PROBLEM: Transcribe the material word for word, but without the images.
>> Start DATA SEGMENT
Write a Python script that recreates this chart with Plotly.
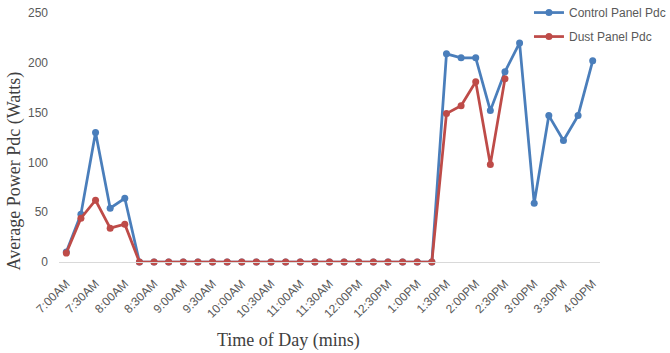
import plotly.graph_objects as go

times = ["7:00AM","7:15AM","7:30AM","7:45AM","8:00AM","8:15AM","8:30AM","8:45AM",
         "9:00AM","9:15AM","9:30AM","9:45AM","10:00AM","10:15AM","10:30AM","10:45AM",
         "11:00AM","11:15AM","11:30AM","11:45AM","12:00PM","12:15PM","12:30PM","12:45PM",
         "1:00PM","1:15PM","1:30PM","1:45PM","2:00PM","2:15PM","2:30PM","2:45PM",
         "3:00PM","3:15PM","3:30PM","3:45PM","4:00PM"]

control_pdc = [10, 48, 130, 54, 64, 0, 0, 0, 0, 0, 0, 0, 0, 0, 0, 0, 0, 0, 0, 0, 0, 0, 0, 0, 0, 0,
               209, 205, 205, 152, 191, 220, 59, 147, 122, 147, 202]
dust_pdc = [9, 44, 62, 34, 38, 0, 0, 0, 0, 0, 0, 0, 0, 0, 0, 0, 0, 0, 0, 0, 0, 0, 0, 0, 0, 0,
            149, 157, 181, 98, 184]

tick_labels = times[::2]
y_ticks = [0, 50, 100, 150, 200, 250]

blue = "#4a7ebb"
red = "#be4b48"

fig = go.Figure()
fig.add_trace(go.Scatter(x=times, y=control_pdc, mode="lines+markers", name="Control Panel Pdc",
                         line=dict(color=blue, width=2.75), marker=dict(size=7, color=blue),
                         cliponaxis=False, legendgroup="a"))
fig.add_trace(go.Scatter(x=times[:len(dust_pdc)], y=dust_pdc, mode="lines+markers", name="Dust Panel Pdc",
                         line=dict(color=red, width=2.75), marker=dict(size=7, color=red),
                         cliponaxis=False, legendgroup="b"))

tickfont = dict(family="Liberation Sans", size=12, color="#595959")
fig.update_layout(
    width=670, height=353,
    margin=dict(l=59, r=70, t=13, b=91, autoexpand=False),
    paper_bgcolor="white", plot_bgcolor="white",
    showlegend=True,
    legend=dict(x=0.8687, y=1.06, xanchor="left", yanchor="top",
                font=dict(family="Liberation Sans", size=12, color="#595959"),
                traceorder="grouped", tracegroupgap=5, bgcolor="rgba(0,0,0,0)"),
    xaxis=dict(type="category", categoryorder="array", categoryarray=times,
               range=[-0.5, len(times) - 0.5],
               tickmode="array", tickvals=tick_labels, ticktext=tick_labels,
               tickangle=-45, tickfont=tickfont, showgrid=False, zeroline=False,
               showline=True, linecolor="#d9d9d9", linewidth=1, ticks="",
               ticklabelstandoff=9, automargin=False),
    yaxis=dict(range=[0, 250], tickvals=y_ticks, tickfont=tickfont, showgrid=False,
               zeroline=False, showline=False, ticks="", ticklen=0,
               ticklabelstandoff=10, automargin=False),
    annotations=[
        dict(text="Time of Day (mins)", xref="paper", yref="paper", x=0.4247, y=-0.315,
             xanchor="center", yanchor="middle", showarrow=False,
             font=dict(family="Liberation Serif", size=18, color="#404040")),
        dict(text="Average Power Pdc (Watts)", xref="paper", yref="paper", x=-0.0825, y=0.365,
             xanchor="center", yanchor="middle", showarrow=False, textangle=-90,
             font=dict(family="Liberation Serif", size=18, color="#404040")),
    ],
)

fig.write_html("out.html")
>> End DATA SEGMENT
SOLUTION TO THE EXERCISE:
Write a Python script that recreates this chart with Plotly.
import plotly.graph_objects as go

times = ["7:00AM","7:15AM","7:30AM","7:45AM","8:00AM","8:15AM","8:30AM","8:45AM",
         "9:00AM","9:15AM","9:30AM","9:45AM","10:00AM","10:15AM","10:30AM","10:45AM",
         "11:00AM","11:15AM","11:30AM","11:45AM","12:00PM","12:15PM","12:30PM","12:45PM",
         "1:00PM","1:15PM","1:30PM","1:45PM","2:00PM","2:15PM","2:30PM","2:45PM",
         "3:00PM","3:15PM","3:30PM","3:45PM","4:00PM"]

control_pdc = [10, 48, 130, 54, 64, 0, 0, 0, 0, 0, 0, 0, 0, 0, 0, 0, 0, 0, 0, 0, 0, 0, 0, 0, 0, 0,
               209, 205, 205, 152, 191, 220, 59, 147, 122, 147, 202]
dust_pdc = [9, 44, 62, 34, 38, 0, 0, 0, 0, 0, 0, 0, 0, 0, 0, 0, 0, 0, 0, 0, 0, 0, 0, 0, 0, 0,
            149, 157, 181, 98, 184]

tick_labels = times[::2]
y_ticks = [0, 50, 100, 150, 200, 250]

blue = "#4a7ebb"
red = "#be4b48"

fig = go.Figure()
fig.add_trace(go.Scatter(x=times, y=control_pdc, mode="lines+markers", name="Control Panel Pdc",
                         line=dict(color=blue, width=2.75), marker=dict(size=7, color=blue),
                         cliponaxis=False, legendgroup="a"))
fig.add_trace(go.Scatter(x=times[:len(dust_pdc)], y=dust_pdc, mode="lines+markers", name="Dust Panel Pdc",
                         line=dict(color=red, width=2.75), marker=dict(size=7, color=red),
                         cliponaxis=False, legendgroup="b"))

tickfont = dict(family="Liberation Sans", size=12, color="#595959")
fig.update_layout(
    width=670, height=353,
    margin=dict(l=59, r=70, t=13, b=91, autoexpand=False),
    paper_bgcolor="white", plot_bgcolor="white",
    showlegend=True,
    legend=dict(x=0.8687, y=1.06, xanchor="left", yanchor="top",
                font=dict(family="Liberation Sans", size=12, color="#595959"),
                traceorder="grouped", tracegroupgap=5, bgcolor="rgba(0,0,0,0)"),
    xaxis=dict(type="category", categoryorder="array", categoryarray=times,
               range=[-0.5, len(times) - 0.5],
               tickmode="array", tickvals=tick_labels, ticktext=tick_labels,
               tickangle=-45, tickfont=tickfont, showgrid=False, zeroline=False,
               showline=True, linecolor="#d9d9d9", linewidth=1, ticks="",
               ticklabelstandoff=9, automargin=False),
    yaxis=dict(range=[0, 250], tickvals=y_ticks, tickfont=tickfont, showgrid=False,
               zeroline=False, showline=False, ticks="", ticklen=0,
               ticklabelstandoff=10, automargin=False),
    annotations=[
        dict(text="Time of Day (mins)", xref="paper", yref="paper", x=0.4247, y=-0.315,
             xanchor="center", yanchor="middle", showarrow=False,
             font=dict(family="Liberation Serif", size=18, color="#404040")),
        dict(text="Average Power Pdc (Watts)", xref="paper", yref="paper", x=-0.0825, y=0.365,
             xanchor="center", yanchor="middle", showarrow=False, textangle=-90,
             font=dict(family="Liberation Serif", size=18, color="#404040")),
    ],
)

fig.write_html("out.html")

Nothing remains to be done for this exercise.